Prompt: Set down all of the data that follows word for word, without the images.
------------------------
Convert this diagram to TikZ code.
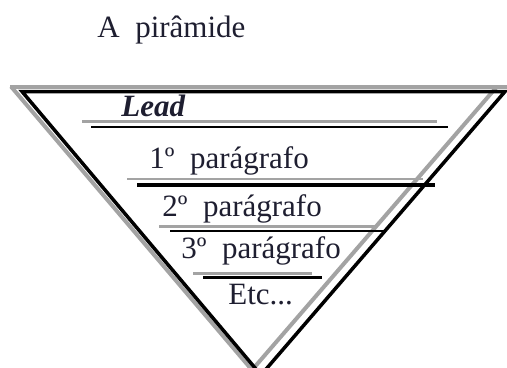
\documentclass[tikz,border=0pt]{standalone}
\usepackage{fontspec}
\setmainfont{Liberation Serif}
\usetikzlibrary{positioning}
\definecolor{shadegray}{HTML}{A3A3A3}
\definecolor{inkdark}{HTML}{1E1E30}

\begin{document}
\begin{tikzpicture}[
    x=0.5bp, y=-0.5bp,
    line cap=butt, line join=miter,
    shadeline/.style = {draw=shadegray, line width=2bp},
    inkline/.style   = {draw=black, line width=1.75bp},
    lbl/.style       = {anchor=base west, inner sep=0pt, text=inkdark,
                        font=\fontsize{15.5bp}{18bp}\selectfont},
  ]
  \useasboundingbox (0,0) rectangle (507,367);
  \clip (0,0) rectangle (507,367);

  % ===================================================================
  % Title
  % ===================================================================
  \node[lbl] (title) at (97,37) {A\ \ pirâmide};

  % ===================================================================
  % Inverted pyramid: grey shadow behind, black outline on top
  % ===================================================================
  \coordinate (sl) at (11,86.5);
  \coordinate (sr) at (497,86.5);
  \coordinate (sa) at (252,370);
  \coordinate (bl) at (22,91.5);
  \coordinate (br) at (505,91.5);
  \coordinate (ba) at (261,375);

  \draw[shadeline] (sl) -- (sa) -- (sr);
  \draw[shadeline] (10,86.5) -- (512,86.5);
  \draw[inkline] (bl) -- (br) -- (ba) -- cycle;

  % ===================================================================
  % Layers: text with a grey rule and a black rule beneath each
  % ===================================================================
  \node[lbl, font=\fontsize{15.5bp}{18bp}\selectfont\bfseries\itshape]
    (lead) at (121,116.7) {Lead};
  \draw[shadeline, line width=1.3bp] (82,121.5) -- (437,121.5);
  \draw[inkline, line width=1bp]     (91,126.5) -- (448,126.5);

  \node[lbl] (par1) at (149,168.3) {1º\ \ parágrafo};
  \draw[shadeline, line width=1.3bp] (127,179) -- (423,179);
  \draw[inkline, line width=2bp]     (137,184.5) -- (435,184.5);

  \node[lbl] (par2) at (162,216.5) {2º\ \ parágrafo};
  \draw[shadeline, line width=1.5bp] (159,226.5) -- (375,226.5);
  \draw[inkline, line width=1.2bp]   (170,231) -- (386,231);

  \node[lbl] (par3) at (181,258.3) {3º\ \ parágrafo};
  \draw[shadeline, line width=1.5bp] (193,273) -- (312,273);
  \draw[inkline, line width=1.2bp]   (203,277.5) -- (322,277.5);

  \node[lbl] (etc) at (228,304.3) {Etc...};

\end{tikzpicture}
\end{document}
------------------------
Reply to the exercise:
Convert this diagram to TikZ code.
\documentclass[tikz,border=0pt]{standalone}
\usepackage{fontspec}
\setmainfont{Liberation Serif}
\usetikzlibrary{positioning}
\definecolor{shadegray}{HTML}{A3A3A3}
\definecolor{inkdark}{HTML}{1E1E30}

\begin{document}
\begin{tikzpicture}[
    x=0.5bp, y=-0.5bp,
    line cap=butt, line join=miter,
    shadeline/.style = {draw=shadegray, line width=2bp},
    inkline/.style   = {draw=black, line width=1.75bp},
    lbl/.style       = {anchor=base west, inner sep=0pt, text=inkdark,
                        font=\fontsize{15.5bp}{18bp}\selectfont},
  ]
  \useasboundingbox (0,0) rectangle (507,367);
  \clip (0,0) rectangle (507,367);

  % ===================================================================
  % Title
  % ===================================================================
  \node[lbl] (title) at (97,37) {A\ \ pirâmide};

  % ===================================================================
  % Inverted pyramid: grey shadow behind, black outline on top
  % ===================================================================
  \coordinate (sl) at (11,86.5);
  \coordinate (sr) at (497,86.5);
  \coordinate (sa) at (252,370);
  \coordinate (bl) at (22,91.5);
  \coordinate (br) at (505,91.5);
  \coordinate (ba) at (261,375);

  \draw[shadeline] (sl) -- (sa) -- (sr);
  \draw[shadeline] (10,86.5) -- (512,86.5);
  \draw[inkline] (bl) -- (br) -- (ba) -- cycle;

  % ===================================================================
  % Layers: text with a grey rule and a black rule beneath each
  % ===================================================================
  \node[lbl, font=\fontsize{15.5bp}{18bp}\selectfont\bfseries\itshape]
    (lead) at (121,116.7) {Lead};
  \draw[shadeline, line width=1.3bp] (82,121.5) -- (437,121.5);
  \draw[inkline, line width=1bp]     (91,126.5) -- (448,126.5);

  \node[lbl] (par1) at (149,168.3) {1º\ \ parágrafo};
  \draw[shadeline, line width=1.3bp] (127,179) -- (423,179);
  \draw[inkline, line width=2bp]     (137,184.5) -- (435,184.5);

  \node[lbl] (par2) at (162,216.5) {2º\ \ parágrafo};
  \draw[shadeline, line width=1.5bp] (159,226.5) -- (375,226.5);
  \draw[inkline, line width=1.2bp]   (170,231) -- (386,231);

  \node[lbl] (par3) at (181,258.3) {3º\ \ parágrafo};
  \draw[shadeline, line width=1.5bp] (193,273) -- (312,273);
  \draw[inkline, line width=1.2bp]   (203,277.5) -- (322,277.5);

  \node[lbl] (etc) at (228,304.3) {Etc...};

\end{tikzpicture}
\end{document}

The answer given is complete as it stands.